Abstract

Empirical investigation on the comparative potency of monetary and fiscal policies is still dubious among two major schools of thought in economics so called classical and Keynesian. Hence, this paper investigates the relative effectiveness of monetary and fiscal policies in affecting economic growth by employing Auto-Regressive Distributive Lag Model (ARDL) for the time spanning from 1975 to 2017. The proxies used in this study for monetary and fiscal policy were Broad money supply (M2) and government consumption expenditure respectively while real GDP at constant prices in 2010 is used as proxy for economic growth in Ethiopia. Anderson and Jordan (1968) “St. Louis equation’’ has been used to estimate the comparative potency of monetary and fiscal policies.

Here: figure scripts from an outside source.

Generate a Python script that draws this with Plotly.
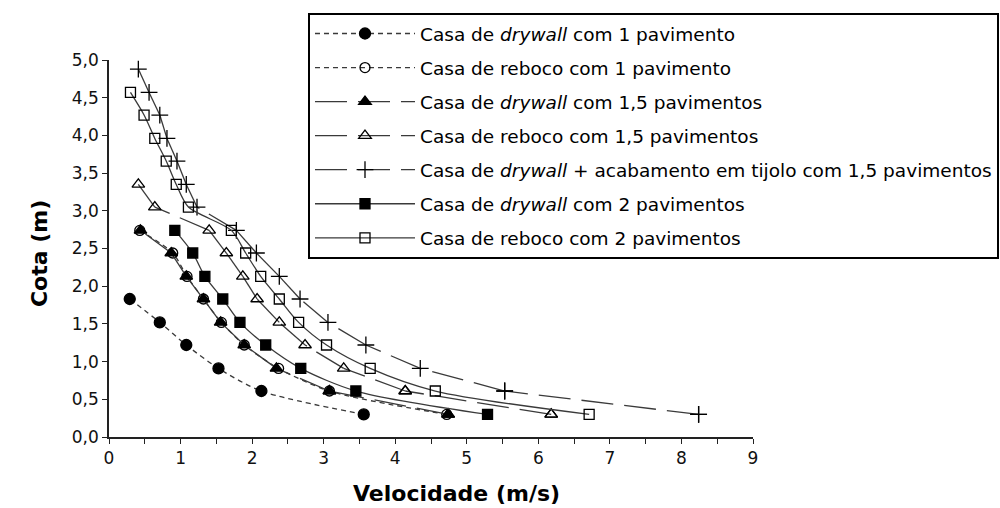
import plotly.graph_objects as go

# Heights (m) - shared vertical levels, bottom to top
cota = [0.30, 0.61, 0.91, 1.22, 1.52, 1.83, 2.13, 2.44, 2.74, 3.05, 3.35, 3.66, 3.96, 4.27, 4.57, 4.88]

# Velocities (m/s), ordered from the lowest height upward
vel_drywall_1 = [3.56, 2.13, 1.53, 1.08, 0.71, 0.29]
vel_reboco_1 = [4.72, 3.08, 2.37, 1.89, 1.57, 1.32, 1.09, 0.89, 0.43]
vel_drywall_15 = [4.74, 3.08, 2.34, 1.89, 1.56, 1.32, 1.08, 0.87, 0.44]
vel_reboco_15 = [6.18, 4.14, 3.28, 2.74, 2.38, 2.07, 1.87, 1.64, 1.40, 0.64, 0.41]
vel_tijolo_15 = [8.24, 5.53, 4.35, 3.59, 3.06, 2.67, 2.38, 2.06, 1.78, 1.23, 1.08, 0.95, 0.81, 0.71, 0.56, 0.41]
vel_drywall_2 = [5.29, 3.45, 2.68, 2.19, 1.83, 1.59, 1.34, 1.17, 0.92]
vel_reboco_2 = [6.71, 4.56, 3.65, 3.04, 2.65, 2.38, 2.12, 1.91, 1.71, 1.11, 0.94, 0.80, 0.64, 0.49, 0.30]

series_names = [
    "Casa de <i>drywall</i> com 1 pavimento",
    "Casa de reboco com 1 pavimento",
    "Casa de <i>drywall</i> com 1,5 pavimentos",
    "Casa de reboco com 1,5 pavimentos",
    "Casa de <i>drywall</i> + acabamento em tijolo com 1,5 pavimentos",
    "Casa de <i>drywall</i> com 2 pavimentos",
    "Casa de reboco com 2 pavimentos",
]

x_ticks = [0, 1, 2, 3, 4, 5, 6, 7, 8, 9]

LC = "#3a3a3a"
LW = 1.3
FONT = "DejaVu Sans"

specs = [
    (series_names[0], vel_drywall_1, "circle", 11, "short"),
    (series_names[1], vel_reboco_1, "circle-open", 10, "short"),
    (series_names[2], vel_drywall_15, "triangle-up", 11, "long"),
    (series_names[3], vel_reboco_15, "triangle-up-open", 11, "long"),
    (series_names[4], vel_tijolo_15, "cross-thin-open", 12, "long"),
    (series_names[5], vel_drywall_2, "square", 10, "solid"),
    (series_names[6], vel_reboco_2, "square-open", 10, "solid"),
]

fig = go.Figure()

for i, (name, vel, sym, size, style) in enumerate(specs):
    ys = cota[:len(vel)]
    g = "s%d" % i
    mk = dict(symbol=sym, size=size, color="black", line=dict(color="black", width=1.3))
    if style == "long":
        for j in range(len(vel) - 1):
            fig.add_trace(go.Scatter(
                x=vel[j:j + 2], y=ys[j:j + 2],
                mode="lines+markers" if j == 0 else "lines",
                line=dict(color=LC, width=LW, dash="32px,11px"),
                marker=mk, name=name, legendgroup=g,
                showlegend=(j == 0), cliponaxis=False, hoverinfo="skip"))
        fig.add_trace(go.Scatter(
            x=vel, y=ys, mode="markers", marker=mk, name=name,
            legendgroup=g, showlegend=False, cliponaxis=False))
    else:
        dash = "5px,4px" if style == "short" else "solid"
        fig.add_trace(go.Scatter(
            x=vel, y=ys, mode="lines+markers",
            line=dict(color=LC, width=LW, dash=dash, shape="spline", smoothing=0.8),
            marker=mk, name=name, legendgroup=g, cliponaxis=False))

axis_common = dict(
    showline=True, linecolor="#222222", linewidth=1.5, mirror=False,
    showgrid=False, zeroline=False, ticks="outside", ticklen=5,
    tickcolor="#222222", tickwidth=1.3,
    tickfont=dict(family=FONT, size=17, color="#111111"),
)

fig.update_xaxes(range=[0, 9], tickvals=x_ticks,
                 minor=dict(dtick=0.5, tick0=0, ticks="outside", ticklen=5,
                            tickcolor="#222222", tickwidth=1.3, showgrid=False),
                 **axis_common)
fig.update_yaxes(range=[0, 5], dtick=0.5, tick0=0, tickformat=".1f", **axis_common)

fig.add_annotation(text="<b>Velocidade (m/s)</b>", xref="paper", yref="paper",
                   x=0.540, y=-0.151, xanchor="center", yanchor="middle",
                   showarrow=False, font=dict(family=FONT, size=22, color="black"))
fig.add_annotation(text="<b>Cota (m)</b>", xref="paper", yref="paper",
                   x=-0.1087, y=0.488, xanchor="center", yanchor="middle",
                   textangle=-90, showarrow=False,
                   font=dict(family=FONT, size=22, color="black"))

fig.update_layout(
    width=1000, height=508, autosize=False,
    margin=dict(l=109, r=247, t=60, b=71, autoexpand=False),
    paper_bgcolor="white", plot_bgcolor="white",
    separators=",.",
    showlegend=True,
    legend=dict(x=0.309, y=1.1247, xanchor="left", yanchor="top",
                bgcolor="white", bordercolor="black", borderwidth=2,
                font=dict(family=FONT, size=18.5, color="black"),
                traceorder="grouped", tracegroupgap=7, itemwidth=100),
)

fig.write_html("out.html")
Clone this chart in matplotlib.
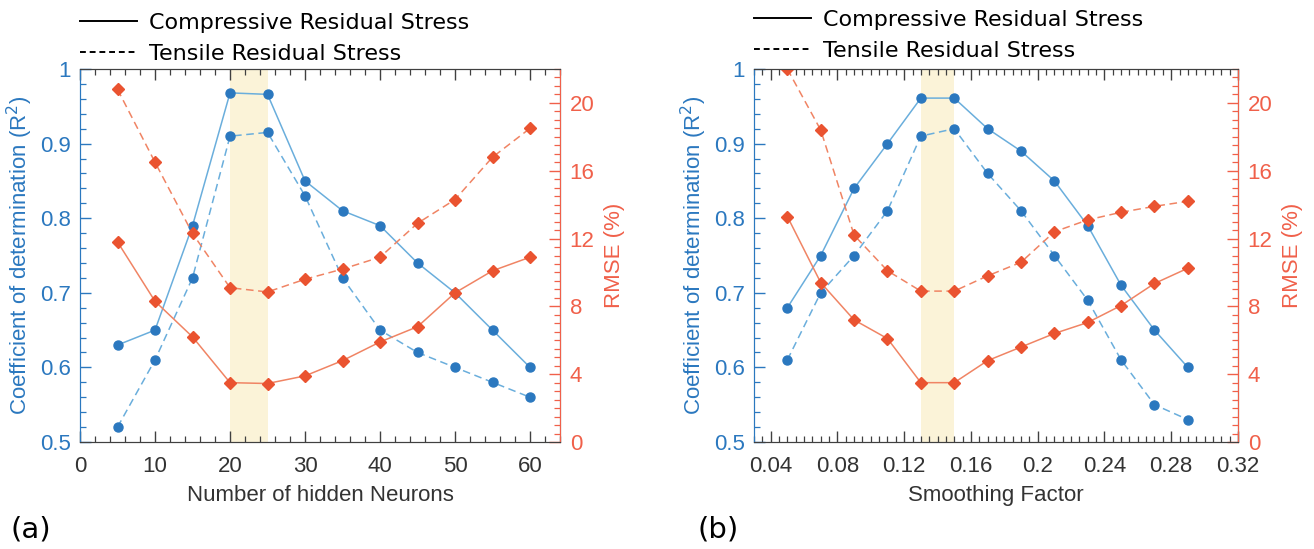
import matplotlib

matplotlib.use("Agg")
import matplotlib.pyplot as plt
from matplotlib.lines import Line2D
from matplotlib.ticker import MultipleLocator

# panel (a): number of hidden neurons
neurons = [5, 10, 15, 20, 25, 30, 35, 40, 45, 50, 55, 60]
r2_comp_a = [0.63, 0.65, 0.79, 0.968, 0.966, 0.85, 0.81, 0.79, 0.74, 0.70, 0.65, 0.60]
r2_tens_a = [0.52, 0.61, 0.72, 0.91, 0.915, 0.83, 0.72, 0.65, 0.62, 0.60, 0.58, 0.56]
rmse_comp_a = [11.8, 8.3, 6.2, 3.5, 3.45, 3.9, 4.8, 5.9, 6.8, 8.8, 10.1, 10.9]
rmse_tens_a = [20.8, 16.5, 12.3, 9.1, 8.85, 9.6, 10.2, 10.9, 12.9, 14.3, 16.8, 18.5]

# panel (b): smoothing factor
smoothing = [0.05, 0.07, 0.09, 0.11, 0.13, 0.15, 0.17, 0.19, 0.21, 0.23, 0.25, 0.27, 0.29]
r2_comp_b = [0.68, 0.75, 0.84, 0.90, 0.961, 0.961, 0.92, 0.89, 0.85, 0.79, 0.71, 0.65, 0.60]
r2_tens_b = [0.61, 0.70, 0.75, 0.81, 0.91, 0.92, 0.86, 0.81, 0.75, 0.69, 0.61, 0.55, 0.53]
rmse_comp_b = [13.3, 9.4, 7.2, 6.1, 3.5, 3.5, 4.8, 5.6, 6.4, 7.05, 8.05, 9.35, 10.25]
rmse_tens_b = [22.0, 18.4, 12.2, 10.1, 8.9, 8.9, 9.8, 10.6, 12.4, 13.1, 13.55, 13.9, 14.2]

legend_labels = ["Compressive Residual Stress", "Tensile Residual Stress"]

BLUE = "#2b78bf"
BLUE_LINE = "#6aaedc"
RED = "#ea5330"
RED_LINE = "#f08464"
RED_AXIS = "#f0604a"
GREY = "#404040"
SPAN = "#fbf3d8"

plt.rcParams["font.family"] = ["Liberation Sans", "DejaVu Sans"]

fig = plt.figure(figsize=(13.14, 5.49), dpi=100)


def style_ticks(ax, axis, color, pad=6.5):
    ax.tick_params(axis=axis, which="both", direction="in", colors=color,
                   labelsize=16, pad=pad)
    ax.tick_params(axis=axis, which="major", length=8, width=1.0)
    ax.tick_params(axis=axis, which="minor", length=4, width=0.9)


def draw_panel(rect, x, r2_c, r2_t, rm_c, rm_t, span, xlim, xmajor, xminor,
               xlabel, tag, tag_x, leg_y):
    ax = fig.add_axes(rect)
    ax.axvspan(*span, color=SPAN, lw=0, zorder=0)
    ax.plot(x, r2_c, "-o", color=BLUE_LINE, mfc=BLUE, mec=BLUE, ms=6.5, lw=1.1)
    ax.plot(x, r2_t, "--o", color=BLUE_LINE, mfc=BLUE, mec=BLUE, ms=6.5, lw=1.1,
            dashes=(5, 3))
    ax.set_ylim(0.5, 1.0)
    ax.xaxis.set_major_locator(MultipleLocator(xmajor))
    ax.xaxis.set_minor_locator(MultipleLocator(xminor))
    ax.yaxis.set_major_locator(MultipleLocator(0.1))
    ax.yaxis.set_minor_locator(MultipleLocator(0.02))
    ax.xaxis.set_major_formatter(lambda v, pos: f"{v:g}")
    ax.yaxis.set_major_formatter(lambda v, pos: f"{v:g}")
    ax.set_xlim(*xlim)
    ax.tick_params(axis="x", which="both", top=True)
    style_ticks(ax, "x", GREY, pad=10)
    ax.tick_params(axis="x", labelcolor="#333333")
    style_ticks(ax, "y", BLUE)
    ax.set_xlabel(xlabel, fontsize=16, color="#333333", labelpad=5.5)
    ax.set_ylabel("Coefficient of determination (R$^2$)", fontsize=16,
                  color=BLUE, labelpad=4)
    for side in ("top", "bottom"):
        ax.spines[side].set_color(GREY)
    ax.spines["left"].set_color(BLUE)

    ax2 = ax.twinx()
    ax2.plot(x, rm_c, "-D", color=RED_LINE, mfc=RED, mec=RED, ms=6.5, lw=1.1)
    ax2.plot(x, rm_t, "--D", color=RED_LINE, mfc=RED, mec=RED, ms=6.5, lw=1.1,
             dashes=(5, 3))
    ax2.set_ylim(0, 22)
    ax2.yaxis.set_major_locator(MultipleLocator(4))
    ax2.yaxis.set_minor_locator(MultipleLocator(0.5))
    style_ticks(ax2, "y", RED_AXIS, pad=7)
    ax2.set_ylabel("RMSE (%)", fontsize=16, color=RED_AXIS, labelpad=7)
    for side in ("top", "bottom"):
        ax2.spines[side].set_color(GREY)
    ax2.spines["left"].set_color(BLUE)
    ax2.spines["right"].set_color(RED_AXIS)

    handles = [
        Line2D([], [], color="black", lw=1.4, ls="-"),
        Line2D([], [], color="black", lw=1.4, ls=(0, (3, 2))),
    ]
    ax.legend(handles, legend_labels, loc="lower left",
              bbox_to_anchor=(0.0, leg_y), frameon=False,
              prop={"family": "DejaVu Sans", "size": 16}, handlelength=2.57,
              handletextpad=0.54, labelspacing=0.5, borderaxespad=0,
              borderpad=0)
    fig.text(tag_x, 0.035, tag, fontsize=21, family="DejaVu Sans", va="center")
    return ax, ax2


draw_panel([0.0609, 0.1949, 0.3653, 0.6794], neurons, r2_comp_a, r2_tens_a,
           rmse_comp_a, rmse_tens_a, (20, 25), (0, 64), 10, 2,
           "Number of hidden Neurons", "(a)", 0.008, 1.014)
draw_panel([0.5738, 0.1949, 0.3683, 0.6794], smoothing, r2_comp_b, r2_tens_b,
           rmse_comp_b, rmse_tens_b, (0.13, 0.15), (0.03, 0.32), 0.04, 0.005,
           "Smoothing Factor", "(b)", 0.531, 1.022)

fig.savefig("out.png", dpi=100)
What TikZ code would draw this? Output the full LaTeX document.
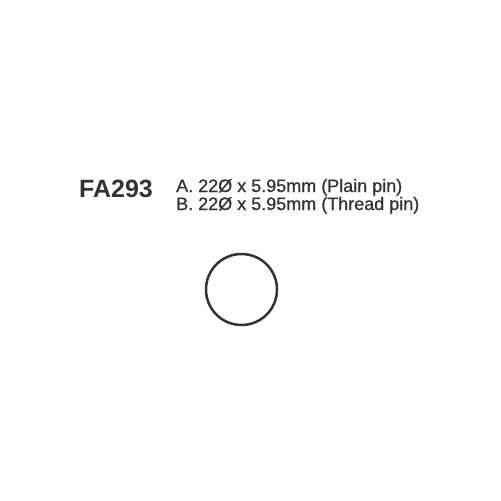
\documentclass[tikz,border=0pt]{standalone}
\usepackage{fontspec}
\setmainfont{Liberation Sans}
\newfontfamily\medfont{Liberation Sans}[FakeBold=0.8]
\definecolor{inkgray}{HTML}{333333}
\begin{document}
\begin{tikzpicture}[x=1pt, y=-1pt]
    % Cornice della pagina
    \useasboundingbox[fill=white] (0,0) rectangle (501,501);

    % Codice del prodotto
    \node[anchor=base west, inner sep=0pt, text=inkgray, font=\fontsize{25}{30}\selectfont\bfseries] (code) at (79,197) {FA293};

    % Descrizioni delle varianti
    \node[anchor=base west, inner sep=0pt, text=inkgray, font=\medfont\fontsize{18}{21}\selectfont] (var_a) at (176,192) {A. 22Ø x 5.95mm (Plain pin)};
    \node[anchor=base west, inner sep=0pt, text=inkgray, font=\medfont\fontsize{18}{21}\selectfont] (var_b) at (176,210) {B. 22Ø x 5.95mm (Thread pin)};

    % Sagoma della pastiglia
    \draw[inkgray, line width=2.5pt] (241.5,289.5) circle (35.5);
\end{tikzpicture}
\end{document}
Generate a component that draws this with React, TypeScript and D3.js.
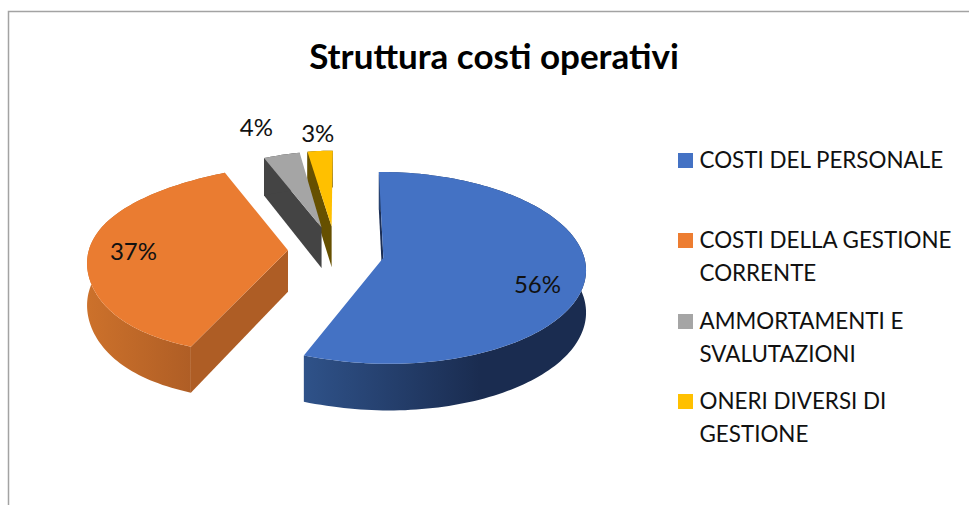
import React from "react";
import * as d3 from "d3";

const TITLE = "Struttura costi operativi";
const categories = ["COSTI DEL PERSONALE", "COSTI DELLA GESTIONE CORRENTE", "AMMORTAMENTI E SVALUTAZIONI", "ONERI DIVERSI DI GESTIONE"];
const legendLines = [["COSTI DEL PERSONALE"], ["COSTI DELLA GESTIONE", "CORRENTE"], ["AMMORTAMENTI E", "SVALUTAZIONI"], ["ONERI DIVERSI DI", "GESTIONE"]];
const values = [56, 37, 4, 3];
const colors = ["#4472C4", "#ED7D31", "#A5A5A5", "#FFC000"];
const faceColors = ["#4472C4", "#EA7C31", "#A5A5A5", "#FFC000"];
const edgeColors = ["#1B2E55", "#AE5D25", "#444444", "#665000"];

// layout of the projected pie
const CX = 336, CY = 253.5, SX = 200, SY = 94, K = 0.105, DEPTH = 41.5, EXPLODE = 0.24;
const LIFT = [0, -4, -5, -5];
const RADIUS = [1, 0.995, 0.93, 0.93];
const LABEL = [
  { r: 0.78, dx: -3, dy: 13 },
  { r: 0.76, dx: -2, dy: -1 },
  { r: 1.25, dx: -28, dy: -5 },
  { r: 1.25, dx: -4, dy: 6 },
];
const LEGEND_Y = [153, 233, 314, 394];

function project(u: number, v: number, z: number, lift: number): [number, number] {
  const denom = 1 + K * v;
  const skew = u < 0 ? -u * v * v * v * 21.8 : 0;
  return [CX + (SX * u) / denom + skew, CY + lift + (-SY * v + z * DEPTH) / denom];
}

const path = d3.line<[number, number]>();

export default function App() {
  const arcs = d3.pie<number>().sort(null).value((d) => d)(values);
  const slices = arcs.map((a, i) => {
    const mid = (a.startAngle + a.endAngle) / 2;
    const u0 = EXPLODE * Math.sin(mid);
    const v0 = EXPLODE * Math.cos(mid);
    const lift = LIFT[i];
    const R = RADIUS[i];
    const n = Math.max(6, Math.ceil((a.endAngle - a.startAngle) * 40));
    const angles = d3.range(n + 1).map((j) => a.startAngle + ((a.endAngle - a.startAngle) * j) / n);
    const rim = (z: number) => angles.map((t) => project(u0 + R * Math.sin(t), v0 + R * Math.cos(t), z, lift));
    const apex = (z: number) => project(u0, v0, z, lift);
    const top = path([apex(0), ...rim(0)])! + "Z";
    const outer = path([...rim(0), ...rim(1).reverse()])! + "Z";
    const startP = (z: number) => project(u0 + R * Math.sin(a.startAngle), v0 + R * Math.cos(a.startAngle), z, lift);
    const wallStart = path([apex(0), startP(0), startP(1), apex(1)])! + "Z";
    const L = LABEL[i];
    const [lx, ly] = project(u0 + L.r * Math.sin(mid), v0 + L.r * Math.cos(mid), 0, lift);
    return { i, top, outer, wallStart, lx: lx + L.dx, ly: ly + L.dy };
  });

  const font = "Lato, 'Open Sans', sans-serif";
  return (
    <svg width={969} height={505} viewBox="0 0 969 505" style={{ position: "absolute", left: 0, top: 0, background: "#fff" }} fontFamily={font}>
      <defs>
        <linearGradient id="g0" gradientUnits="userSpaceOnUse" x1={304} x2={480} y1={0} y2={0}>
          <stop offset="0" stopColor="#2F5289" />
          <stop offset="1" stopColor="#1A2C50" />
        </linearGradient>
        <linearGradient id="g1" gradientUnits="userSpaceOnUse" x1={88} x2={195} y1={0} y2={0}>
          <stop offset="0" stopColor="#CC712B" />
          <stop offset="1" stopColor="#AE5D25" />
        </linearGradient>
      </defs>
      <path d="M8.5 505V11.5H969" fill="none" stroke="#A3A3A3" strokeWidth={1.5} />
      <text x={494} y={69} textAnchor="middle" fontSize={35} fontWeight={700} fill="#000">{TITLE}</text>
      {[3, 2, 1, 0].map((k) => {
        const s = slices[k];
        return (
          <g key={categories[k]}>
            <path d={s.wallStart} fill={edgeColors[k]} />
            <path d={s.outer} fill={k < 2 ? `url(#g${k})` : edgeColors[k]} />
            <path d={s.top} fill={faceColors[k]} />
          </g>
        );
      })}
      {slices.map((s) => (
        <text key={s.i} x={s.lx} y={s.ly} dy="0.35em" textAnchor="middle" fontSize={24} fill="#111">{values[s.i]}%</text>
      ))}
      {legendLines.map((lines, i) => (
        <g key={categories[i]}>
          <rect x={678} y={LEGEND_Y[i]} width={15} height={15} fill={colors[i]} />
          {lines.map((t, j) => (
            <text key={t} x={699.5} y={LEGEND_Y[i] + 15 + j * 32.8} fontSize={22.4} fill="#111">{t}</text>
          ))}
        </g>
      ))}
    </svg>
  );
}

The empirical results indicate that both the monetary and fiscal policies have equal statistically significant and positive impact on economic growth in Ethiopia with different significance level and magnitude. Besides of equal effectiveness, the elasticity of real output with respect to fiscal policy variable is greater than the elasticity with respect to money supply which show fiscal policy is more effective than monetary policy in influencing Real GDP in the long-run. However, in the short run, the fiscal policy is effective while that of the monetary policy proxy by money supply is ineffective in affecting output growth in Ethiopia. Therefore, to have continuous and sustainable economic growth, the coordination of monetary and fiscal policies are vital and the lack of this coordination leads to a sharp downturn of overall economic performance, even can hurt the economy.